## START

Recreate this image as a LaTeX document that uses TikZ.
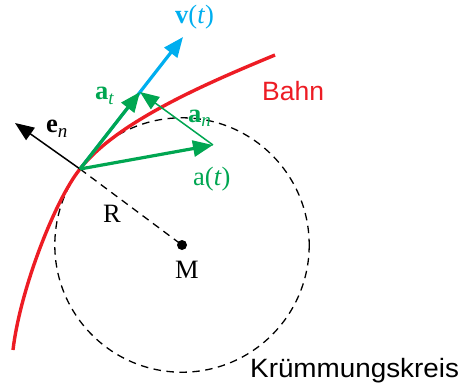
\documentclass[tikz,border=0pt]{standalone}
\usepackage{fontspec}
\setmainfont{Liberation Serif}
\setsansfont{Liberation Sans}
\usetikzlibrary{arrows.meta}
\definecolor{cyanv}{RGB}{0,174,239}
\definecolor{greena}{RGB}{0,166,81}
\definecolor{redb}{RGB}{237,28,36}
\newcommand{\lbl}{\fontsize{26.5}{30}\selectfont}
\newcommand{\sbl}[1]{\raisebox{-5pt}{\fontsize{19}{20}\selectfont\itshape #1}}
\tikzset{
  thickarrow/.style={line width=3.2pt,-{Triangle[length=20pt,width=16pt]}},
  thinarrow/.style={line width=1.5pt,-{Triangle[length=19pt,width=15pt]}},
  dashline/.style={dash pattern=on 7.5pt off 5.5pt,line width=1.3pt},
  lab/.style={inner sep=0pt,anchor=base west,font=\lbl},
  slab/.style={inner sep=0pt,anchor=base west,font=\sffamily\fontsize{26.5}{30}\selectfont}
}
\begin{document}
\begin{tikzpicture}[x=1pt,y=-1pt]
\useasboundingbox (0,0) rectangle (460,385);
% points
\coordinate (P) at (80,169);
\coordinate (Mc) at (182,245);
\coordinate (V) at (183,37);
\coordinate (AT) at (140,92);
\coordinate (A) at (213,145);
\coordinate (EN) at (15,123);
\coordinate (B0) at (13,350);
\coordinate (B1) at (275,55);
% circle
\draw[dashline] (Mc) circle (127.2);
\draw[dashline] (P) -- (Mc);
% curve
\draw[redb,line width=3.4pt] (B0) .. controls (20,290) and (55,200) .. (P)
  .. controls (118,120) and (215,80) .. (B1);
% arrows
\draw[thinarrow,black] (P) -- (EN);
\draw[thickarrow,cyanv] (P) -- (V);
\draw[thickarrow,greena] (P) -- (AT);
\draw[thickarrow,greena] (P) -- (A);
\draw[thinarrow,greena] (A) -- (AT);
\fill (Mc) circle (5);
% labels
\node[lab,cyanv] (lv) at (175,24) {{\bfseries v}(\textit{t})};
\node[lab,greena] (lat) at (95,100) {{\bfseries a}\sbl{t}};
\node[lab,greena] (lan) at (188,122) {{\bfseries a}\sbl{n}};
\node[lab,greena] (la) at (193,185) {a(\textit{t})};
\node[lab] (len) at (46,132) {{\bfseries e}\sbl{n}};
\node[lab] (lR) at (103,222) {R};
\node[lab] (lM) at (175,278) {M};
\node[slab,redb] (lB) at (262,101) {Bahn};
\node[slab] (lK) at (250,377) {\scalebox{1.05}[1]{Krümmungskreis}};
\end{tikzpicture}
\end{document}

## END

Work to do:
Print out the whole of the material word for word, without pictures.

Output for this task:
Recreate this image as a LaTeX document that uses TikZ.
\documentclass[tikz,border=0pt]{standalone}
\usepackage{fontspec}
\setmainfont{Liberation Serif}
\setsansfont{Liberation Sans}
\usetikzlibrary{arrows.meta}
\definecolor{cyanv}{RGB}{0,174,239}
\definecolor{greena}{RGB}{0,166,81}
\definecolor{redb}{RGB}{237,28,36}
\newcommand{\lbl}{\fontsize{26.5}{30}\selectfont}
\newcommand{\sbl}[1]{\raisebox{-5pt}{\fontsize{19}{20}\selectfont\itshape #1}}
\tikzset{
  thickarrow/.style={line width=3.2pt,-{Triangle[length=20pt,width=16pt]}},
  thinarrow/.style={line width=1.5pt,-{Triangle[length=19pt,width=15pt]}},
  dashline/.style={dash pattern=on 7.5pt off 5.5pt,line width=1.3pt},
  lab/.style={inner sep=0pt,anchor=base west,font=\lbl},
  slab/.style={inner sep=0pt,anchor=base west,font=\sffamily\fontsize{26.5}{30}\selectfont}
}
\begin{document}
\begin{tikzpicture}[x=1pt,y=-1pt]
\useasboundingbox (0,0) rectangle (460,385);
% points
\coordinate (P) at (80,169);
\coordinate (Mc) at (182,245);
\coordinate (V) at (183,37);
\coordinate (AT) at (140,92);
\coordinate (A) at (213,145);
\coordinate (EN) at (15,123);
\coordinate (B0) at (13,350);
\coordinate (B1) at (275,55);
% circle
\draw[dashline] (Mc) circle (127.2);
\draw[dashline] (P) -- (Mc);
% curve
\draw[redb,line width=3.4pt] (B0) .. controls (20,290) and (55,200) .. (P)
  .. controls (118,120) and (215,80) .. (B1);
% arrows
\draw[thinarrow,black] (P) -- (EN);
\draw[thickarrow,cyanv] (P) -- (V);
\draw[thickarrow,greena] (P) -- (AT);
\draw[thickarrow,greena] (P) -- (A);
\draw[thinarrow,greena] (A) -- (AT);
\fill (Mc) circle (5);
% labels
\node[lab,cyanv] (lv) at (175,24) {{\bfseries v}(\textit{t})};
\node[lab,greena] (lat) at (95,100) {{\bfseries a}\sbl{t}};
\node[lab,greena] (lan) at (188,122) {{\bfseries a}\sbl{n}};
\node[lab,greena] (la) at (193,185) {a(\textit{t})};
\node[lab] (len) at (46,132) {{\bfseries e}\sbl{n}};
\node[lab] (lR) at (103,222) {R};
\node[lab] (lM) at (175,278) {M};
\node[slab,redb] (lB) at (262,101) {Bahn};
\node[slab] (lK) at (250,377) {\scalebox{1.05}[1]{Krümmungskreis}};
\end{tikzpicture}
\end{document}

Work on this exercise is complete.